Show what happens in step 2 of the example if the solvent acts as a nucleophile (forming a bond to carbon) rather than as a base (removing a proton).

Verified step by step guidance

Step 1: Analyze the given reaction mechanism. In the original step, the solvent (ethanol or methanol) acts as a base, removing a proton from the carbocation intermediate to form a double bond. However, in this modified scenario, the solvent acts as a nucleophile, forming a bond with the carbocation instead.

Step 2: Identify the carbocation intermediate. The positively charged carbon is highly electrophilic and can be attacked by the nucleophilic oxygen atom of the solvent molecule (CH3CH2OH or CH3OH). The lone pair of electrons on the oxygen atom will initiate the attack.

Step 3: Draw the nucleophilic attack. The oxygen atom of the solvent forms a bond with the carbocation, resulting in a new intermediate where the solvent is attached to the carbon. This step involves the movement of electrons from the oxygen's lone pair to the carbocation.

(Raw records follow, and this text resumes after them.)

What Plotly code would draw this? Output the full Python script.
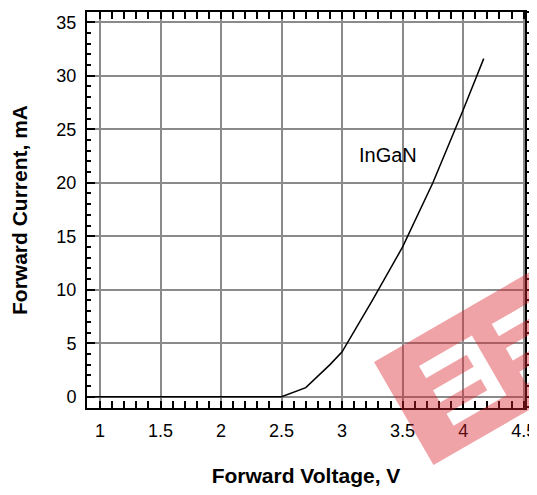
import math
import plotly.graph_objects as go

# ---- data ----
voltage = [0.9, 2.5, 2.7, 2.9, 3.0, 3.25, 3.5, 3.75, 4.0, 4.17]
current = [0.0, 0.0, 0.85, 3.0, 4.2, 9.0, 14.0, 20.0, 26.8, 31.6]
series_label = "InGaN"
x_ticks = [1, 1.5, 2, 2.5, 3, 3.5, 4, 4.5]
x_tick_text = ["1", "1.5", "2", "2.5", "3", "3.5", "4", "4.5"]
y_ticks = [0, 5, 10, 15, 20, 25, 30, 35]
x_title = "Forward Voltage, V"
y_title = "Forward Current, mA"

# the page body has an 8px margin, so the figure starts at (8, 8) on screen
OFF = 8
W, H = 537 - OFF, 495 - 2 * OFF
PLOT_L, PLOT_R, PLOT_T, PLOT_B = 87, 525, 12, 408   # screen pixels
ML, MR, MT = PLOT_L - OFF, W - (PLOT_R - OFF), PLOT_T - OFF
MB = H - (PLOT_B - OFF)
PW, PH = W - ML - MR, H - MT - MB
XR = [0.8926, 4.511]
YR = [-1.056, 35.96]

FONT = "Liberation Sans, Arial, sans-serif"
GRID = "#8a8a8a"

fig = go.Figure()
fig.add_trace(go.Scatter(x=voltage, y=current, mode="lines",
                         line=dict(color="black", width=1.5),
                         showlegend=False, hoverinfo="skip"))
fig.add_trace(go.Scatter(x=[XR[0]], y=[YR[0]], yaxis="y2", mode="markers",
                         marker=dict(opacity=0), showlegend=False, hoverinfo="skip"))

fig.add_annotation(x=3.38, y=22.6, text=series_label, showarrow=False,
                   font=dict(size=20, color="black", family=FONT))

axis_common = dict(showline=True, linecolor="black", linewidth=2,
                   tickcolor="black", tickwidth=2, zeroline=False, automargin=False,
                   tickfont=dict(size=18, color="black", family=FONT))

fig.update_layout(
    width=W, height=H,
    margin=dict(l=ML, r=MR, t=MT, b=MB, pad=0, autoexpand=False),
    paper_bgcolor="white", plot_bgcolor="white",
    font=dict(family=FONT, color="black"),
    xaxis=dict(range=XR, tickmode="array", tickvals=x_ticks, ticktext=x_tick_text,
               ticks="inside", ticklen=7, mirror="allticks",
               showgrid=True, gridcolor=GRID, gridwidth=1.5,
               ticklabelstandoff=5,
               minor=dict(ticks="inside", dtick=0.1, ticklen=4, tickwidth=1.5,
                          tickcolor="black", showgrid=False),
               title=dict(text="<b>" + x_title + "</b>", standoff=29,
                          font=dict(size=21, color="black", family=FONT)),
               **axis_common),
    yaxis=dict(range=YR, tickmode="array", tickvals=y_ticks,
               ticks="inside", ticklen=8,
               showgrid=True, gridcolor=GRID, gridwidth=1.5,
               ticklabelstandoff=5,
               minor=dict(ticks="inside", dtick=1, ticklen=4, tickwidth=1.5,
                          tickcolor="black", showgrid=False),
               title=dict(text="<b>" + y_title + "</b>", standoff=28,
                          font=dict(size=21, color="black", family=FONT)),
               **axis_common),
    yaxis2=dict(range=YR, overlaying="y", side="right", tickmode="array",
                tickvals=y_ticks, ticks="outside", ticklen=8, showticklabels=False,
                showgrid=False,
                minor=dict(ticks="outside", dtick=1, ticklen=5, tickwidth=1.5,
                           tickcolor="black", showgrid=False),
                **axis_common),
)

# top border continues to the image edge
fig.add_shape(type="line", xref="paper", yref="paper", x0=1, x1=1 + 14 / PW,
              y0=1, y1=1, line=dict(color="black", width=2))

# ---- watermark (rotated red "EE" logo, decorative) ----
def px_to_paper(px, py):
    # screen pixels -> paper coordinates
    return (px - PLOT_L) / PW, (PLOT_B - py) / PH

A = (374.0, 362.0)
ang = math.radians(30)
u = (math.cos(ang), -math.sin(ang))
v = (math.sin(ang), math.cos(ang))

def local(s, t):
    return px_to_paper(A[0] + s * u[0] + t * v[0], A[1] + s * u[1] + t * v[1])

def poly(pts):
    p = [local(s, t) for s, t in pts]
    return "M" + " L".join(f"{x:.4f},{y:.4f}" for x, y in p) + " Z"

band = poly([(0, 0), (225, 0), (225, 119), (0, 119)])

def letter(s0, s1, stem):
    # E with its stem at the far side (s1), arms reaching toward s0
    t0, t1 = 26, 95
    a = 14
    m0, m1 = 54, 68
    pts = [(s0, t0), (s1, t0), (s1, t1), (s0, t1), (s0, t1 - a), (s1 - stem, t1 - a),
           (s1 - stem, m1), (s0, m1), (s0, m0), (s1 - stem, m0),
           (s1 - stem, t0 + a), (s0, t0 + a)]
    return poly(pts)

path = band + " " + letter(37, 98, 14) + " " + letter(121, 186, 14)
fig.add_shape(type="path", path=path, xref="paper", yref="paper",
              fillcolor="rgba(217,35,46,0.42)", line=dict(width=0),
              fillrule="evenodd", layer="above")

fig.write_html("out.html")
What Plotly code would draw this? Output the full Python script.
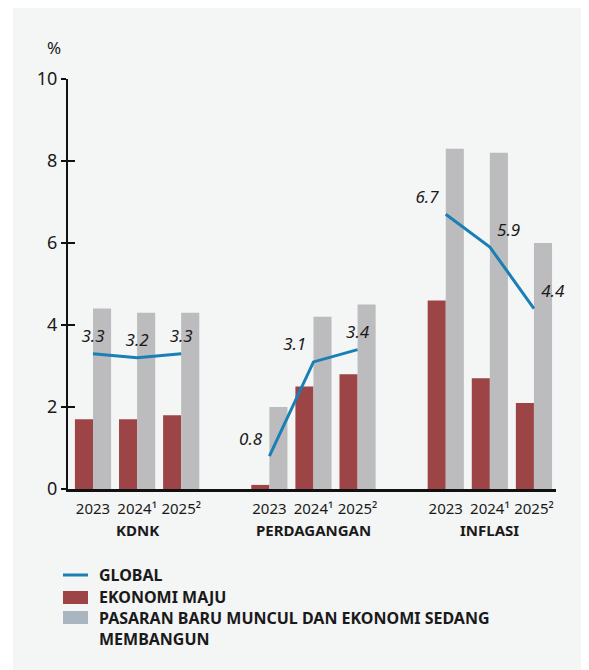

Step 4: Consider the proton transfer. After the nucleophilic attack, the oxygen atom in the solvent will carry a positive charge due to the bond formation. To stabilize this intermediate, a proton transfer occurs, where a nearby base (possibly another solvent molecule) removes a proton from the positively charged oxygen.

Step 5: Finalize the product. The result of this mechanism is a new compound where the solvent is covalently bonded to the original carbon atom. The reaction does not produce a double bond as in the original mechanism but instead forms an ether-like product.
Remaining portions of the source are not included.